Pour moi, la concurrence sur le e-commerce est en train de mourir et le salut viendra justement d’une nouvelle forme de place de marché. La raison est toute simple : Google cherche à favoriser les meilleurs contenus et désindexe les sites les moins importants à ses yeux. L’objectif : faire grimper les coûts d’acquisition pour s’enrichir, rendant impossible pour les petits de suivre ! Deux choses comptent alors : la qualité du contenu et sa quantité. Il n’y a donc pas d’autre choix que de se regrouper pour lutter face aux concurrents tel qu’Amazon pour créer plusieurs leaders français et européens notamment, axés sur des thématiques dédiées avec une expérience client ultra-personnalisée et un service optimisé. 

Le e-commerce va fatalement se recentrer sur quelques acteurs et les vendeurs seront désormais considérés comme des plateformes de stockage 2.0 réparties sur les territoires pour assurer une livraison rapide plutôt que de véritables opérateurs de sites en eux-mêmes. Ils doivent bien sûr pouvoir être rémunérés à une juste hauteur pour se développer et assurer un service de qualité sereinement. 

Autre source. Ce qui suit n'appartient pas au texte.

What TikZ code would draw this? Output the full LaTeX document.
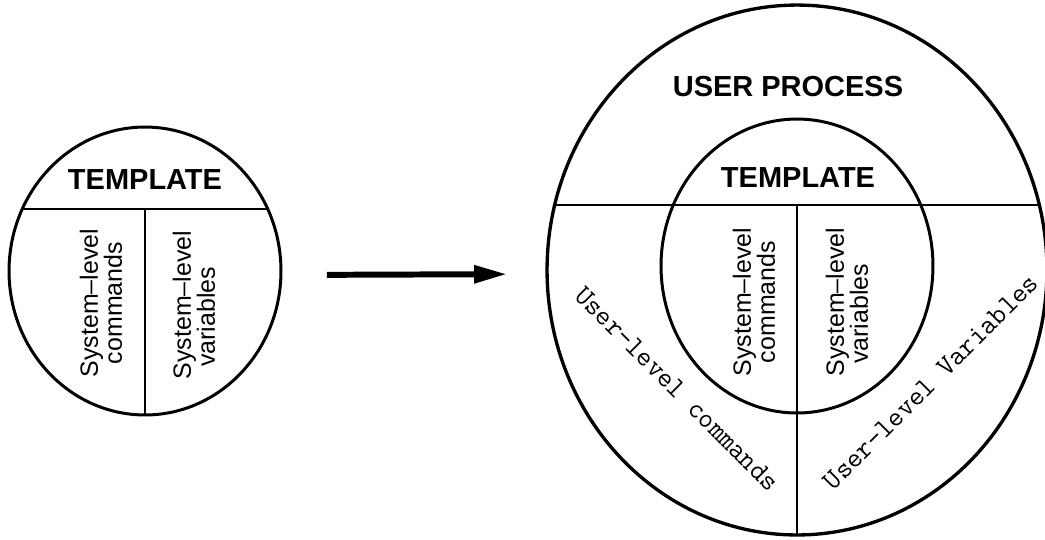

C’est pourquoi je me bats pour promouvoir une nouvelle forme de place de marché où les vendeurs choisissent les produits et les « markettent » à leur convenance, où la décision de l’expéditeur est faite de manière automatique par un algorithme en fonction de ce qui est le mieux pour le client final, où l’information est centralisée tout comme le service clients, où le vendeur est responsabilisé sur les produits choisis contre une garantie de la qualité de l’offreur et où il y a un partage de marge et non une commission prélevée arbitrairement pour rétablir un équilibre entre offreur et vendeur.  Il faut supprimer des intermédiaires et redonner de la marge aux opérateurs de marketplace 2.0 en leur connectant directement des fabricants/grossistes pour proposer des tarifs plus agressifs et des services plus complets. 

En conclusion, Monsieur Crenn, oui pour dire que les marketplaces dans leur forme actuelle ne sont pas l’avenir du e-commerce, mais le modèle du drop shipping est selon-moi bien le futur du commerce connecté.